Mereka yang dicabut paspornya tidak bisa diperpanjang di semua kedutaan Indonesia di mana pun berada karena tidak berikrar kesetiaan terhadap pemerintahan Soeharto.
Mereka yang tidak lapor ke kedutaan dianggap sebagai pendukung Partai Komunis Indonesia (PKI).
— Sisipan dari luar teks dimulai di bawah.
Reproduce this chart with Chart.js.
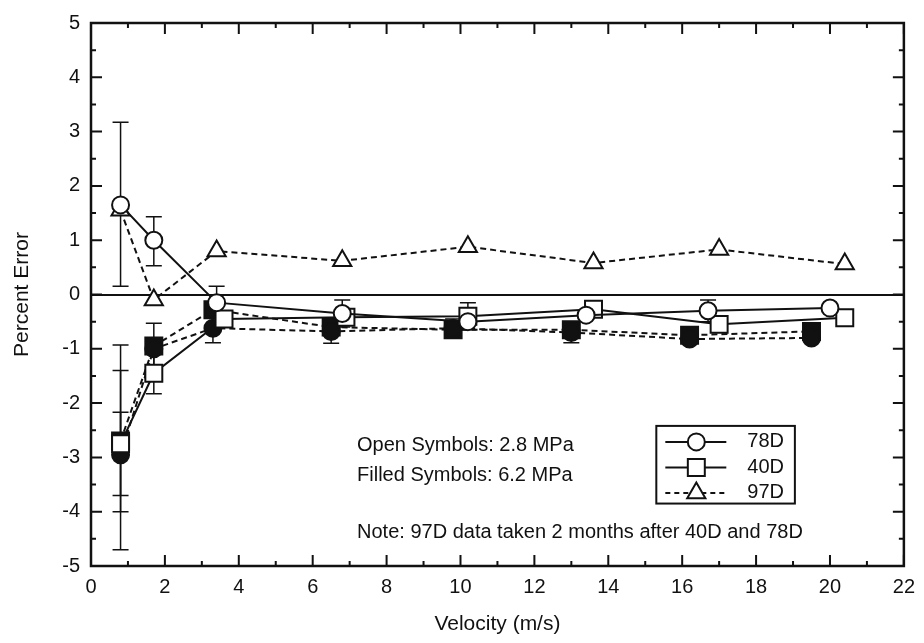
<!DOCTYPE html>
<html lang="en">
<head>
  <meta charset="UTF-8">
  <title>Percent Error vs Velocity</title>
  <script src="https://cdn.jsdelivr.net/npm/chart.js"></script>
  <style>
    body { margin: 0; background: #fff; }
    #wrap { width: 924px; height: 643px; }
  </style>
</head>
<body>

<div id="wrap"><canvas id="chart"></canvas></div>

<script>
// --- data (velocity in m/s, percent error) ---
const vel78open = [0.8, 1.7, 3.4, 6.8, 10.2, 13.4, 16.7, 20.0];
const pct78open = [1.65, 1.0, -0.15, -0.35, -0.5, -0.38, -0.3, -0.25];
const lo78open  = [0.15, 0.53, -0.3, -0.6, null, null, -0.5, null];
const hi78open  = [3.17, 1.43, 0.15, -0.1, null, null, -0.1, null];

const vel40open = [0.8, 1.7, 3.6, 6.9, 10.2, 13.6, 17.0, 20.4];
const pct40open = [-2.75, -1.45, -0.45, -0.42, -0.4, -0.27, -0.55, -0.43];
const lo40open  = [-4.0, -1.83, null, null, -0.65, null, null, null];
const hi40open  = [-1.4, -1.1, null, null, -0.15, null, null, null];

const vel97 = [0.8, 1.7, 3.4, 6.8, 10.2, 13.6, 17.0, 20.4];
const pct97 = [1.55, -0.1, 0.8, 0.62, 0.88, 0.58, 0.83, 0.56];

const vel78filled = [0.8, 1.7, 3.3, 6.5, 9.8, 13.0, 16.2, 19.5];
const pct78filled = [-2.95, -1.0, -0.62, -0.68, -0.62, -0.7, -0.82, -0.8];
const lo78filled  = [-4.7, null, -0.89, -0.9, -0.8, -0.89, -0.9, null];
const hi78filled  = [-0.93, null, -0.35, -0.45, -0.45, -0.5, -0.7, null];

const vel40filled = [0.8, 1.7, 3.3, 6.5, 9.8, 13.0, 16.2, 19.5];
const pct40filled = [-2.7, -0.95, -0.28, -0.6, -0.65, -0.65, -0.75, -0.68];
const lo40filled  = [-3.7, -1.35, null, null, null, null, null, null];
const hi40filled  = [-2.17, -0.53, null, null, null, null, null, null];

const xTicks = [0, 2, 4, 6, 8, 10, 12, 14, 16, 18, 20, 22];
const yTicks = [-5, -4, -3, -2, -1, 0, 1, 2, 3, 4, 5];

const FONT = "'Liberation Sans', Arial, sans-serif";
const INK = '#111';

function pts(xs, ys) {
  return xs.map((v, i) => ({ x: v, y: ys[i] }));
}

function series(label, xs, ys, style, filled, dashed, lo, hi) {
  return {
    label,
    data: pts(xs, ys),
    errLo: lo, errHi: hi,
    borderColor: INK,
    borderWidth: 2,
    borderDash: dashed ? [6, 4] : [],
    backgroundColor: filled ? INK : '#fff',
    pointStyle: style,
    pointRadius: style === 'rect' ? 12 : style === 'triangle' ? 10.5 : 8.5,
    pointBorderWidth: 2,
    pointBorderColor: INK,
    pointBackgroundColor: filled ? INK : '#fff',
    showLine: true,
    tension: 0
  };
}

// error bars, drawn under the markers
const errorBars = {
  id: 'errorBars',
  beforeDatasetsDraw(chart) {
    const { ctx, scales: { x, y } } = chart;
    ctx.save();
    ctx.strokeStyle = INK;
    ctx.lineWidth = 1.5;
    chart.data.datasets.forEach(ds => {
      if (!ds.errLo) return;
      ds.data.forEach((p, i) => {
        if (ds.errLo[i] == null) return;
        const px = x.getPixelForValue(p.x);
        const y1 = y.getPixelForValue(ds.errLo[i]);
        const y2 = y.getPixelForValue(ds.errHi[i]);
        ctx.beginPath();
        ctx.moveTo(px, y1); ctx.lineTo(px, y2);
        ctx.moveTo(px - 8, y1); ctx.lineTo(px + 8, y1);
        ctx.moveTo(px - 8, y2); ctx.lineTo(px + 8, y2);
        ctx.stroke();
      });
    });
    ctx.restore();
  }
};

// box round the plot with inward ticks (major + minor)
const frame = {
  id: 'frame',
  afterDraw(chart) {
    const { ctx, chartArea: a, scales: { x, y } } = chart;
    ctx.save();
    ctx.strokeStyle = INK;
    ctx.lineWidth = 2.5;
    ctx.strokeRect(a.left, a.top, a.right - a.left, a.bottom - a.top);
    ctx.lineWidth = 2;
    ctx.beginPath();
    for (let v = x.min; v <= x.max; v += 1) {
      const px = x.getPixelForValue(v);
      const len = v % 2 === 0 ? 11 : 5;
      ctx.moveTo(px, a.bottom); ctx.lineTo(px, a.bottom - len);
      ctx.moveTo(px, a.top); ctx.lineTo(px, a.top + len);
    }
    for (let v = y.min; v <= y.max; v += 0.5) {
      const py = y.getPixelForValue(v);
      const len = Number.isInteger(v) ? 11 : 5;
      ctx.moveTo(a.left, py); ctx.lineTo(a.left + len, py);
      ctx.moveTo(a.right, py); ctx.lineTo(a.right - len, py);
    }
    ctx.stroke();
    ctx.restore();
  }
};

// notes and the boxed key inside the plot
const notes = {
  id: 'notes',
  afterDraw(chart) {
    const { ctx, scales: { x, y } } = chart;
    ctx.save();
    ctx.fillStyle = INK;
    ctx.font = '20px ' + FONT;
    ctx.textBaseline = 'middle';
    ctx.textAlign = 'left';
    const tx = x.getPixelForValue(7.2);
    ctx.fillText('Open Symbols: 2.8 MPa', tx, y.getPixelForValue(-2.78));
    ctx.fillText('Filled Symbols: 6.2 MPa', tx, y.getPixelForValue(-3.33));
    ctx.fillText('Note: 97D data taken 2 months after 40D and 78D', tx, y.getPixelForValue(-4.38));

    // key box
    const bx1 = x.getPixelForValue(15.3), bx2 = x.getPixelForValue(19.05);
    const by1 = y.getPixelForValue(-2.42), by2 = y.getPixelForValue(-3.85);
    ctx.strokeStyle = INK;
    ctx.lineWidth = 2;
    ctx.strokeRect(bx1, by1, bx2 - bx1, by2 - by1);

    const rows = [
      { label: '78D', style: 'circle', r: 8.5, dash: [] },
      { label: '40D', style: 'rect', r: 12, dash: [] },
      { label: '97D', style: 'triangle', r: 10.5, dash: [5, 4] }
    ];
    rows.forEach((row, i) => {
      const ry = by1 + 16 + i * 25.5;
      const lx1 = bx1 + 9, lx2 = bx1 + 70, cx = bx1 + 40;
      ctx.setLineDash(row.dash);
      ctx.lineWidth = 2;
      ctx.beginPath();
      ctx.moveTo(lx1, ry); ctx.lineTo(lx2, ry);
      ctx.stroke();
      ctx.setLineDash([]);
      ctx.fillStyle = '#fff';
      Chart.helpers.drawPoint(ctx, { pointStyle: row.style, radius: row.r, borderWidth: 2 }, cx, ry);
      ctx.fillStyle = INK;
      ctx.textAlign = 'left';
      ctx.fillText(row.label, bx1 + 91, ry);
    });
    ctx.restore();
  }
};

new Chart(document.getElementById('chart'), {
  type: 'scatter',
  data: {
    datasets: [
      series('78D 2.8 MPa', vel78open, pct78open, 'circle', false, false, lo78open, hi78open),
      series('40D 2.8 MPa', vel40open, pct40open, 'rect', false, false, lo40open, hi40open),
      series('97D', vel97, pct97, 'triangle', false, true, null, null),
      series('78D 6.2 MPa', vel78filled, pct78filled, 'circle', true, true, lo78filled, hi78filled),
      series('40D 6.2 MPa', vel40filled, pct40filled, 'rect', true, true, lo40filled, hi40filled)
    ]
  },
  options: {
    responsive: true,
    maintainAspectRatio: false,
    animation: false,
    layout: { padding: { top: 16, right: 16, left: 0, bottom: 0 } },
    plugins: {
      legend: { display: false },
      tooltip: { enabled: false }
    },
    scales: {
      x: {
        type: 'linear',
        min: 0, max: 22,
        afterBuildTicks: s => { s.ticks = xTicks.map(v => ({ value: v })); },
        afterFit: s => { s.height = 77; },
        grid: { display: false, drawTicks: false },
        border: { display: false },
        ticks: { color: INK, padding: 9, font: { family: FONT, size: 20 } },
        title: {
          display: true, text: 'Velocity (m/s)', color: INK,
          font: { family: FONT, size: 21 }, padding: { top: 0, bottom: 6 }
        }
      },
      y: {
        type: 'linear',
        min: -5, max: 5,
        afterBuildTicks: s => { s.ticks = yTicks.map(v => ({ value: v })); },
        afterFit: s => { s.width = 91; },
        grid: {
          drawTicks: false,
          color: c => (c.tick && c.tick.value === 0 ? INK : 'rgba(0,0,0,0)'),
          lineWidth: 2
        },
        border: { display: false },
        ticks: { color: INK, padding: 11, font: { family: FONT, size: 20 } },
        title: {
          display: true, text: 'Percent Error', color: INK,
          font: { family: FONT, size: 21 }, padding: { top: 10, bottom: 0 }
        }
      }
    }
  },
  plugins: [errorBars, frame, notes]
});
</script>

</body>
</html>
Setelah paspor dicabut maka mereka tidak memiliki kewarganegaraan (stateless) sebelum akhirnya mendapat suaka di berbagai negara.
Dari penelitian yang menjadi judul disertasi saya yakni Transformasi Indentitas dan Pola Komunikasi Para Pelarian Politik di Mancanegara saya menemukan sosok-sosok hebat di luar negeri tetapi aslinya orang Indonesia.
Waruno Jati, PhD warganegara Jerman yang menjadi peneliti di Max Planck – institusi penelitian terkemuka di Jerman.
Bambang Soeharto warganegara Jerman, alumni pertelevisian Chekoslovakia yang sempat menjadi petinggi di Deustche Welle TV dan menjadi satu-satunya orang non-Jerman pertama yang menjadi pimpinan elit media pemerintah Jerman.
Willy Kantaprawira, PhD warganegara Jerman yang sempat berkarir di lembaga internasional yang berafiliasi dengan PBB.
Dr Sopian Waluyo warganegara Swedia yang menjadi pengembang ilmu kependidikan di Swedia.
Prof Ernoko Adiwasito warganegara Venezuela yang menjadi mahaguru ilmu ekonomi di Venezuela.
Manuaba PhD yang menjadi salah satu pengembang atom di Hongaria.
Apoteker lulusan Bulgaria Sri Basuki yang kini mukim dan menjadi warganegara Jerman atau Tom Ilyas warganegara Swedia yang sempat menjadi teknisi senior di pabrikan otomotif Scania.